2-3 sweet potatoes, peeled and sliced into ¼ inch slices
3 T olive oil
Salt and pepper

Toss sweet potatoes with olive oil, salt, and pepper. Grill for 8-10 minutes per side. This timing is perfect for your gas or charcoal grill. In the winter I use my George Foreman Grill and it take 10-12 minutes per side.

Why local?

Eating local food has been important to me since I read “Animal, Vegetable, Miracle” which is the story of the one year when Barbara Kingsolver and her family ate nothing but locally produced food. They lived on a small farm, allowing them to raise animals and grow vegetables. I remember they had resources for locally milled flour. I am going to have to go back to the book and find out what they did for oil, salt, pepper and so on.
I want a poster of “The Vegetannual”!!! I’ll have to look around for that.

I liked this website’s summary of why buy local.

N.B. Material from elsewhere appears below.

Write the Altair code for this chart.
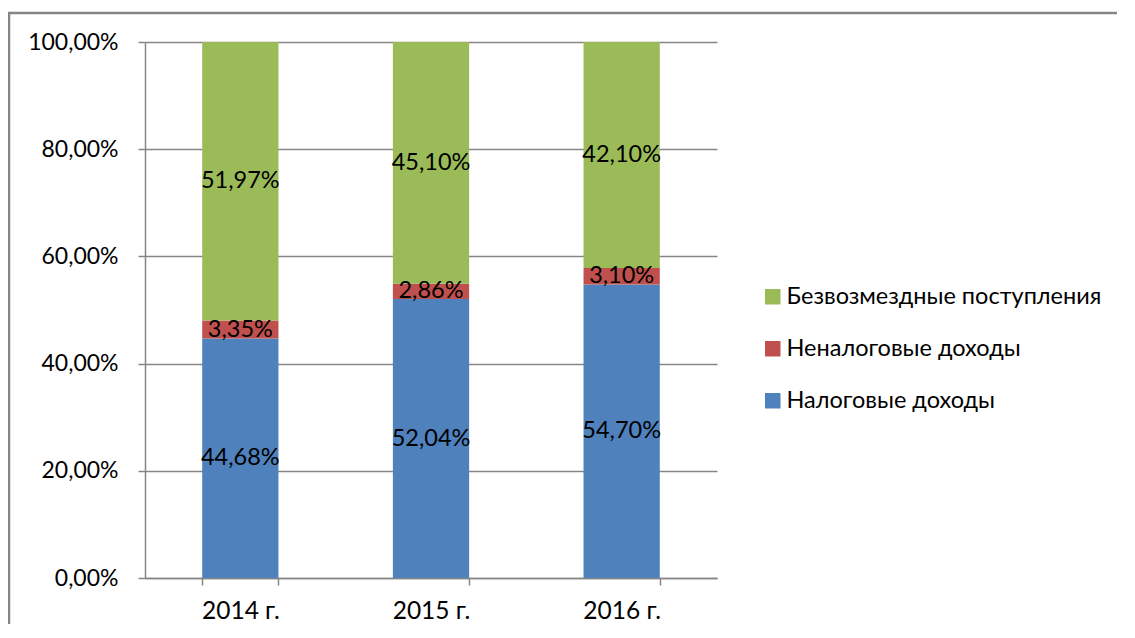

- When you buy close to home, you get fresher food and support small, local farms.
- Cutting out the middleman, like at a farmers market, can save you money.
- Seasonal, locally grown fruits and veggies are generally of higher quality.
- You will save energy and reduce your carbon footprint by cutting out long-distance hauling.
After reading “Animal, Vegetable, Miracle” it was the environmental issues, reducing our carbon footprint, that inspired me to eat as locally as possible. BUT the other three points mentioned above have become important to me also. I have enjoyed meeting and then hearing from the farmer’s every week during CSA season. I absolutely believe that the money I spend for my CSA allows is an excellent value. I’ve added up what the same vegetables would cost me in the grocery store and it is double or even triple than what I spent on my CSA. And you can’t beat the quality. Everything just tastes so GOOD! You can’t beat it.

What is local?
I like having things well defined. I read a bunch of websites and the statement I saw over and over that made sense to me was “within a days drive”. So as long as the farmer’s market, CSA drop off point, etc. is within a days drive from the producer it is considered local.
This Wikipedia article does a good job of outlining the debate about what defines local.